Henry M. Jackson Foundation for the Advancement of Military Medicine
- Formation: 1983
- Headquarters: Bethesda, Maryland, U.S.
- Website: www.hjf.org

= Henry M. Jackson Foundation for the Advancement of Military Medicine =

Non-profit organization

The Henry M. Jackson Foundation for the Advancement of Military Medicine (HJF) is a global non-profit organization created by Congress in 1983.

HJF serves as a link between the military medical community, federal and private partners, and American service members, veterans, and civilians who benefit from the foundation's research.

== History ==
HJF was created to support Uniformed Services University of the Health Sciences (USUHS) and throughout the military medical community. HJF was named in honor of Washington State Senator Henry "Scoop" Jackson, who sponsored the original legislation.

HJF provides scientific and management services, from infrastructure development, financial administration, clinical trials management to staffing and event planning. HJF works with a variety of programs, from large multi-site clinical trials to small, bench top projects, both nationally and abroad.

Long-time chief executive officer and president John W. Lowe retired after 25 years of serving HJF in May 2017. Retired Army Major General (Dr.) Joseph Caravalho, Jr. was named HJF CEO and president on September 1, 2017.

HJF acquired CAMRIS International in October 2020.

== Partnerships & Initiatives ==
In 2000, HJF established the John W. Lowe Joint Office of Technology Transfer (JOTT) in partnership with USU. This department helps scientists expedite their novel inventions, devices and technologies to possible patenting and commercialization. The JOTT has won 6 Federal Laboratory Consortium awards (2012, 2013, 2014, 2016, 2017, 2018).

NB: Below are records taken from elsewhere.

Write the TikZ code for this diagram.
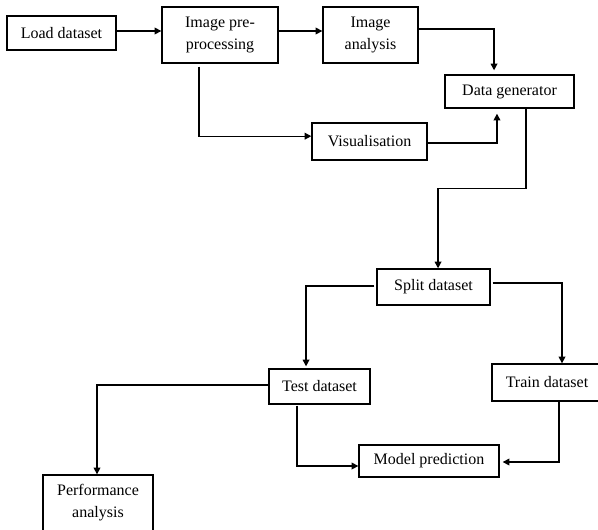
\documentclass[tikz,border=0pt]{standalone}
\usepackage{fontspec}
\setmainfont{Liberation Serif}
\usetikzlibrary{arrows.meta}
\tikzset{
  box/.style={draw, line width=1pt, inner sep=0pt, align=center,
    font=\fontsize{12}{16.5}\selectfont},
  arr/.style={draw, line width=1pt, -{Triangle[length=5pt,width=5pt]}},
}
\begin{document}
\begin{tikzpicture}[x=0.75pt, y=-0.75pt]
\clip (0,0) rectangle (598,529);
\fill[white] (0,0) rectangle (598,529);
\node[box, minimum width=81.75pt, minimum height=25.5pt] (load) at (61.5,33) {Load dataset};
\node[box, minimum width=87pt, minimum height=42pt] (pre) at (220,35) {Image pre-\\processing};
\node[box, minimum width=71.25pt, minimum height=42pt] (ana) at (370.5,35) {Image\\analysis};
\node[box, minimum width=96.75pt, minimum height=24.75pt] (dg) at (509.5,91.5) {Data generator};
\node[box, minimum width=86.25pt, minimum height=27.75pt] (vis) at (369.5,141.5) {Visualisation};
\node[box, minimum width=84.75pt, minimum height=27pt] (split) at (433.5,287) {Split dataset};
\node[box, minimum width=75.75pt, minimum height=26.25pt] (test) at (319.5,386.5) {Test dataset};
\node[box, minimum width=82.5pt, minimum height=27.75pt] (train) at (547,382.5) {Train dataset};
\node[box, minimum width=105pt, minimum height=24pt] (model) at (429,461) {Model prediction};
\node[box, minimum width=82.5pt, minimum height=42pt] (perf) at (98,503) {Performance\\analysis};

\draw[arr] ([yshift=1.5pt]load.east) -- ([yshift=1.5pt]load.east -| pre.west);
\draw[arr] ([yshift=3pt]pre.east) -- ([yshift=3pt]pre.east -| ana.west);
\draw[arr] ([yshift=4.5pt]ana.east) -| ([xshift=-11.6pt,yshift=3pt]dg.north);
\draw[arr] ([xshift=-15.75pt,yshift=-2.25pt]pre.south) |- ([yshift=4pt]vis.west);
\draw[arr] ([yshift=-1.1pt]vis.east) -| ([xshift=-9.4pt,yshift=-3.75pt]dg.south);
\draw[arr] ([xshift=12.4pt]dg.south) -- ++(0,80) -| ([xshift=3.4pt]split.north);
\draw[arr] ([xshift=-1.5pt,yshift=0.75pt]split.west) -| ([xshift=-10.1pt,yshift=1.5pt]test.north);
\draw[arr] ([xshift=1.5pt,yshift=3pt]split.east) -| ([xshift=11.25pt]train.north);
\draw[arr] ([yshift=1.1pt]test.west) -| ([xshift=-0.75pt]perf.north);
\draw[arr] ([xshift=-16.9pt,yshift=-0.75pt]test.south) |- ([yshift=-3.75pt]model.west);
\draw[arr] ([xshift=9pt]train.south) |- ([xshift=2.25pt,yshift=-0.75pt]model.east);
\end{tikzpicture}
\end{document}
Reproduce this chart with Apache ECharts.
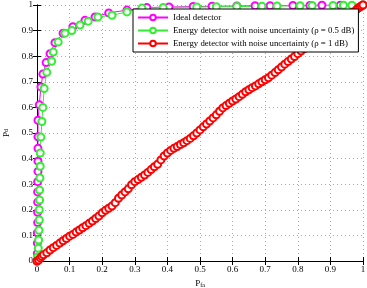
<!DOCTYPE html>
<html><head><meta charset="utf-8">
<script src="https://cdn.jsdelivr.net/npm/echarts@6/dist/echarts.min.js"></script>
<style>html,body{margin:0;padding:0;background:#fff}#c{width:367px;height:288px}</style>
</head><body><div id="c"></div>
<script>
var xTicks = ['0','0.1','0.2','0.3','0.4','0.5','0.6','0.7','0.8','0.9','1'];
var yTicks = ['0','0.1','0.2','0.3','0.4','0.5','0.6','0.7','0.8','0.9','1'];
var seriesNames = ['Ideal detector', 'Energy detector with noise uncertainty (ρ = 0.5 dB)', 'Energy detector with noise uncertainty (ρ = 1 dB)'];
var magenta = [[0,0],[0.001,0.03],[0.001,0.07],[0.001,0.11],[0.002,0.15],[0.002,0.19],[0.002,0.23],[0.002,0.27],[0.002,0.31],[0.003,0.35],[0.003,0.39],[0.003,0.44],[0.003,0.485],[0.003,0.55],[0.007,0.61],[0.012,0.68],[0.018,0.73],[0.028,0.775],[0.04,0.81],[0.055,0.853],[0.08,0.89],[0.11,0.915],[0.147,0.94],[0.178,0.953],[0.22,0.969],[0.276,0.98],[0.337,0.99],[0.405,0.992],[0.479,0.994],[0.537,0.995],[0.613,0.996],[0.669,0.997],[0.715,0.997],[0.785,0.998],[0.837,0.998],[0.874,0.999],[0.93,0.999],[1,1]];
var green = [[0,0],[0.002,0.016],[0.004,0.05],[0.005,0.082],[0.006,0.12],[0.007,0.16],[0.007,0.2],[0.008,0.238],[0.008,0.277],[0.009,0.324],[0.01,0.37],[0.01,0.422],[0.012,0.484],[0.015,0.545],[0.018,0.6],[0.022,0.674],[0.03,0.737],[0.045,0.78],[0.05,0.816],[0.065,0.855],[0.086,0.89],[0.107,0.9],[0.132,0.922],[0.157,0.937],[0.187,0.953],[0.23,0.96],[0.276,0.973],[0.322,0.988],[0.387,0.99],[0.49,0.992],[0.55,0.993],[0.613,0.994],[0.69,0.995],[0.736,0.996],[0.807,0.997],[0.844,0.998],[0.908,0.998],[0.94,0.999],[0.966,0.999],[1,1]];
var red = [[0,0],[0.005,0.004],[0.01,0.012],[0.015,0.018],[0.02,0.024],[0.03,0.032],[0.04,0.043],[0.05,0.052],[0.06,0.061],[0.07,0.07],[0.08,0.079],[0.09,0.088],[0.1,0.097],[0.11,0.104],[0.12,0.113],[0.13,0.121],[0.14,0.13],[0.15,0.138],[0.16,0.147],[0.17,0.156],[0.18,0.166],[0.19,0.176],[0.2,0.188],[0.21,0.198],[0.22,0.206],[0.23,0.215],[0.24,0.228],[0.25,0.245],[0.26,0.258],[0.27,0.27],[0.28,0.282],[0.29,0.298],[0.3,0.31],[0.31,0.318],[0.32,0.327],[0.33,0.336],[0.34,0.346],[0.35,0.357],[0.36,0.368],[0.37,0.378],[0.38,0.395],[0.39,0.41],[0.4,0.422],[0.41,0.432],[0.42,0.44],[0.43,0.447],[0.44,0.455],[0.45,0.462],[0.46,0.47],[0.47,0.479],[0.48,0.489],[0.49,0.5],[0.5,0.512],[0.51,0.524],[0.52,0.535],[0.53,0.547],[0.54,0.559],[0.55,0.571],[0.56,0.585],[0.57,0.598],[0.58,0.607],[0.59,0.616],[0.6,0.625],[0.61,0.633],[0.62,0.642],[0.63,0.651],[0.64,0.661],[0.65,0.669],[0.66,0.677],[0.67,0.684],[0.68,0.692],[0.69,0.7],[0.7,0.708],[0.71,0.716],[0.72,0.726],[0.73,0.736],[0.74,0.747],[0.75,0.758],[0.76,0.769],[0.77,0.779],[0.78,0.789],[0.79,0.799],[0.8,0.81],[0.81,0.82],[0.82,0.83],[0.83,0.84],[0.84,0.85],[0.85,0.86],[0.86,0.869],[0.87,0.878],[0.88,0.888],[0.89,0.898],[0.9,0.907],[0.91,0.916],[0.92,0.925],[0.93,0.934],[0.94,0.944],[0.95,0.953],[0.96,0.962],[0.97,0.972],[0.98,0.982],[0.985,0.988],[0.99,0.992],[0.995,0.996],[1,1]];

var font = 'Liberation Serif';
var chart = echarts.init(document.getElementById('c'));
function mkSeries(name, data, color) {
  return {name: name, type: 'line', data: data, symbol: 'emptyCircle', symbolSize: 7,
    itemStyle: {color: color, borderWidth: 0.8}, lineStyle: {color: color, width: 1}, animation: false, clip: false};
}
var tickFmt = function (arr) { return function (v) { var i = Math.round(v * 10); return arr[i] !== undefined ? arr[i] : ''; }; };
chart.setOption({
  animation: false,
  grid: {left: 37, right: 4, top: 5, bottom: 27, containLabel: false, outerBoundsMode: 'none'},
  legend: {
    left: 133, top: 9, orient: 'vertical', itemGap: 4, itemWidth: 30, itemHeight: 7,
    backgroundColor: '#fff', borderColor: '#000', borderWidth: 1, padding: [4, 4, 4, 4],
    textStyle: {fontFamily: font, fontSize: 8.8, color: '#000'},
    data: seriesNames
  },
  xAxis: [{
    type: 'value', min: 0, max: 1, interval: 0.1,
    name: 'P{s|fa}', nameLocation: 'middle', nameGap: 14,
    nameTextStyle: {fontFamily: font, fontSize: 9, color: '#000', rich: {s: {fontSize: 6, verticalAlign: 'bottom', padding: [4, 0, 0, 0], fontFamily: font}}},
    axisLine: {lineStyle: {color: '#000', width: 1}},
    axisTick: {inside: true, length: 4, lineStyle: {color: '#000'}},
    axisLabel: {fontFamily: font, fontSize: 9, color: '#000', margin: 4, formatter: tickFmt(xTicks)},
    splitLine: {show: true, lineStyle: {color: '#aaa', type: [1, 3], width: 1}}
  }, {
    type: 'value', min: 0, max: 1, interval: 0.1, position: 'top',
    axisLine: {show: true, lineStyle: {color: '#000', width: 1}},
    axisTick: {show: true, inside: true, length: 4, lineStyle: {color: '#000'}},
    axisLabel: {show: false}, splitLine: {show: false}
  }],
  yAxis: [{
    type: 'value', min: 0, max: 1, interval: 0.1,
    name: 'P{s|d}', nameLocation: 'middle', nameGap: 25, nameRotate: 90,
    nameTextStyle: {fontFamily: font, fontSize: 9, color: '#000', rich: {s: {fontSize: 6, fontFamily: font}}},
    axisLine: {show: true, lineStyle: {color: '#000', width: 1}},
    axisTick: {show: true, inside: true, length: 4, lineStyle: {color: '#000'}},
    axisLabel: {fontFamily: font, fontSize: 9, color: '#000', margin: 4, formatter: tickFmt(yTicks)},
    splitLine: {show: true, lineStyle: {color: '#aaa', type: [1, 3], width: 1}}
  }, {
    type: 'value', min: 0, max: 1, interval: 0.1, position: 'right',
    axisLine: {show: true, lineStyle: {color: '#000', width: 1}},
    axisTick: {show: true, inside: true, length: 4, lineStyle: {color: '#000'}},
    axisLabel: {show: false}, splitLine: {show: false}
  }],
  series: [
    mkSeries(seriesNames[0], magenta, '#ff00ff'),
    mkSeries(seriesNames[1], green, '#33ee33'),
    mkSeries(seriesNames[2], red, '#ff0000')
  ]
});
</script></body></html>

HJF supports hundreds of additional research projects at USUHS and throughout military medicine, including the Center for Prostate Disease Research,[4] the Center for the Study of Traumatic Stress,[6] and the Center for Disaster and Humanitarian Assistance Medicine.[7] HJF's largest program is the U.S. Military HIV Research Program (MHRP), whose mission is to protect U.S. military personnel and aid the international fight against HIV. Established in 1988, the program focuses on HIV vaccine development, prevention, disease surveillance, care and treatment for HIV.

Contracting through the Defense Department, HJF supports the work of the U.S. Army Medical Research Directorate-Africa in Nairobi, Kenya; Dar es Salaam, Tanzania; and Kampala, Uganda.

The HJF is part of The Surgical Critical Care Initiative (SC2i). Created in 2013 and funded by the Department of Defense's Defense Health Program, the program "brings together clinicians and scientists to gather and analyze information ranging from simple observation to bio-banked tissue samples, and makes the resulting data available for use in computerized statistical models that, critically, produce decision guidance tools that can quickly be used to improve clinical practice and outcomes."

In February 2021, USUHS and HJF entered into a Cooperative Research and Development Agreement (CRADA) with OYE Therapeutics, a Purdue University-affiliated company “working to reduce the mortality and morbidity resulting from injuries on the battlefield through the development of new life-saving strategies.”